In this game, I want to know what you would do if you had been in the same situation as a character in the Biblical Story. This is a judgment-free zone so your honest answer will be the most helpful and the most interesting.

Here’s Your Situation:

Years ago, your family betrayed you by selling you into slavery. Why? They were jealous.

Since then, life has been a bit of a roller coaster: Indentured servitude, people trying to molest you, false accusations of attempted rape, prison, respect in said prison, helping people out, then asking those people for help and having them forget all about you.

But then your luck starts to turn.

A golden opportunity comes your way and you make the most of it. Suddenly, almost overnight, you are living large and have been put in charge (ooh, nice rhyme!) of an entire country’s food supply. You get married, have some kids, wear nice clothes, and ride in fancy cars.

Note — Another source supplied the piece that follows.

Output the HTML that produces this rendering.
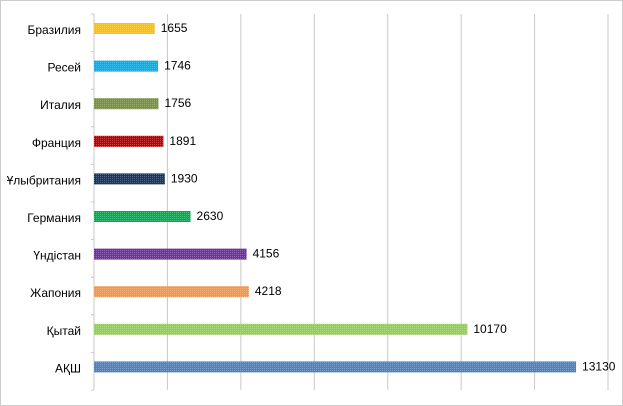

Then one day, the very same family members who got you into this mess show up because they are hungry and you have all the food.

What would you do?

Share your answer in the comments. I’ll be back tomorrow with my thoughts on the chapter.

7 responses

  1. So you say I “made the most” of a “golden opportunity”, and earned prestige, power, and the love of a spouse in the process. Sounds like I must be a capable and emotionally mature adult. Were I still bitterly clinging to (or worse, defeatedly crushed under) the wrongs done to me in the past, I doubt I’d have the wherewithal to make the most of an opportunity, especially if the opportunity was so dependent on other people’s opinion of my character (you don’t put a small, bitter man in charge of your nation’s food supply. Nor, if you’re a chick, do you marry him.)

    So, if my family comes to me for help, and I’ve managed to turn into a well-adjusted and emotionally healthy adult, then I guess I’d, at worst, treat them like everybody else. And at best, I’d treat them as family. It depends on how I let go of my baggage. Did I release their attachment to me along with the baggage they left me with, or did I keep them in my heart and learn to forgive them?

    • “Did I release their attachment to me along with the baggage they left me with, or did I keep them in my heart and learn to forgive them?”

      Oh. my. goodness. Gonna have to pray through this a little bit tonight. That’s a pretty significant issue right there.

    • You bring up some excellent points sir. Particularly about who one would put in charge of a nation’s food supply. I do get the feeling that Joseph has managed to let go of the pain in some pretty significant ways.

  2. No, doubt: I’d have let them starve.

    God’s working with me on this. I’m now at the point where I would have given them food, but I would have made them pay for it.

    Still working…obviously.

  3. I’d have to stay hidden for a while, have a good cry, get settled. I’d like to observe them for a while, unrecognized, so I could get the feel for what they were like now, see if life had softened them at all. Nothing like a little time to get peaceful and brave to help me respond in kindness, even to nasty people.

    • I hear ya. I wonder if Joseph had that option? Like was he just doing his job and then all of a sudden they come into the room leaving him no time to think about how to react? But I like your reaction. Take some time, collect yourself and focus on being kind.